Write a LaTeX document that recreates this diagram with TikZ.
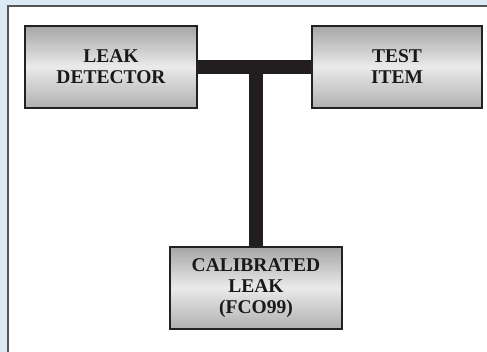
\documentclass[tikz,border=0pt]{standalone}
\usepackage{fontspec}
\setmainfont{Liberation Serif}
\usetikzlibrary{calc}
\definecolor{bgblue}{HTML}{DDE9F5}
\definecolor{panelborder}{HTML}{555555}
\definecolor{boxdark}{HTML}{222222}
\definecolor{bartone}{HTML}{221E1F}
\definecolor{shadetop}{HTML}{A4A4A4}
\definecolor{shademid}{HTML}{EAEAEA}
\definecolor{shadebot}{HTML}{B0B0B0}
\begin{document}
\begin{tikzpicture}[x=1pt,y=-1pt,
  boxnode/.style={draw=boxdark, line width=2pt, minimum width=172pt, minimum height=82pt,
    inner sep=0pt, align=center,
    path picture={
      \foreach \i in {0,...,39}{
        \pgfmathsetmacro\fa{\i/40}
        \pgfmathsetmacro\fb{(\i+1)/40+0.01}
        \pgfmathtruncatemacro\pc{\i<20 ? 5*\i+3 : 5*(39-\i)+3}
        \ifnum\i<20 \def\endc{shadetop}\else\def\endc{shadebot}\fi
        \fill[shademid!\pc!\endc]
          ($(path picture bounding box.north west)!\fa!(path picture bounding box.south west)$)
          rectangle
          ($(path picture bounding box.north east)!\fb!(path picture bounding box.south east)$);
      }},
    font=\bfseries\fontsize{19.5}{21}\selectfont, text=black!90},
  barline/.style={draw=bartone, line width=13.5pt}]
  \useasboundingbox (0,0) rectangle (487,352);
  \fill[bgblue] (0,0) rectangle (487,352);
  \fill[white] (8,6) rectangle (487,352);
  \draw[panelborder, line width=1.5pt] (8,352) -- (8,6) -- (487,6);
  \node[boxnode] (ld) at (111,67) {LEAK\\DETECTOR};
  \node[boxnode, minimum width=170pt] (ti) at (397,67) {TEST\\ITEM};
  \node[boxnode] (cl) at (256,288) {CALIBRATED\\LEAK\\(FCO99)};
  \draw[barline] (ld.east) -- (ti.west);
  \coordinate (j) at (ld.east -| cl.north);
  \draw[barline] (j) -- (cl.north);
\end{tikzpicture}
\end{document}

┄┄┄┄┄┄┄┄┄┄┄┄┄┄┄┄┄┄┄┄

Instructions to follow:
Except for the pictures, copy the material above exactly.

Task output:
Write a LaTeX document that recreates this diagram with TikZ.
\documentclass[tikz,border=0pt]{standalone}
\usepackage{fontspec}
\setmainfont{Liberation Serif}
\usetikzlibrary{calc}
\definecolor{bgblue}{HTML}{DDE9F5}
\definecolor{panelborder}{HTML}{555555}
\definecolor{boxdark}{HTML}{222222}
\definecolor{bartone}{HTML}{221E1F}
\definecolor{shadetop}{HTML}{A4A4A4}
\definecolor{shademid}{HTML}{EAEAEA}
\definecolor{shadebot}{HTML}{B0B0B0}
\begin{document}
\begin{tikzpicture}[x=1pt,y=-1pt,
  boxnode/.style={draw=boxdark, line width=2pt, minimum width=172pt, minimum height=82pt,
    inner sep=0pt, align=center,
    path picture={
      \foreach \i in {0,...,39}{
        \pgfmathsetmacro\fa{\i/40}
        \pgfmathsetmacro\fb{(\i+1)/40+0.01}
        \pgfmathtruncatemacro\pc{\i<20 ? 5*\i+3 : 5*(39-\i)+3}
        \ifnum\i<20 \def\endc{shadetop}\else\def\endc{shadebot}\fi
        \fill[shademid!\pc!\endc]
          ($(path picture bounding box.north west)!\fa!(path picture bounding box.south west)$)
          rectangle
          ($(path picture bounding box.north east)!\fb!(path picture bounding box.south east)$);
      }},
    font=\bfseries\fontsize{19.5}{21}\selectfont, text=black!90},
  barline/.style={draw=bartone, line width=13.5pt}]
  \useasboundingbox (0,0) rectangle (487,352);
  \fill[bgblue] (0,0) rectangle (487,352);
  \fill[white] (8,6) rectangle (487,352);
  \draw[panelborder, line width=1.5pt] (8,352) -- (8,6) -- (487,6);
  \node[boxnode] (ld) at (111,67) {LEAK\\DETECTOR};
  \node[boxnode, minimum width=170pt] (ti) at (397,67) {TEST\\ITEM};
  \node[boxnode] (cl) at (256,288) {CALIBRATED\\LEAK\\(FCO99)};
  \draw[barline] (ld.east) -- (ti.west);
  \coordinate (j) at (ld.east -| cl.north);
  \draw[barline] (j) -- (cl.north);
\end{tikzpicture}
\end{document}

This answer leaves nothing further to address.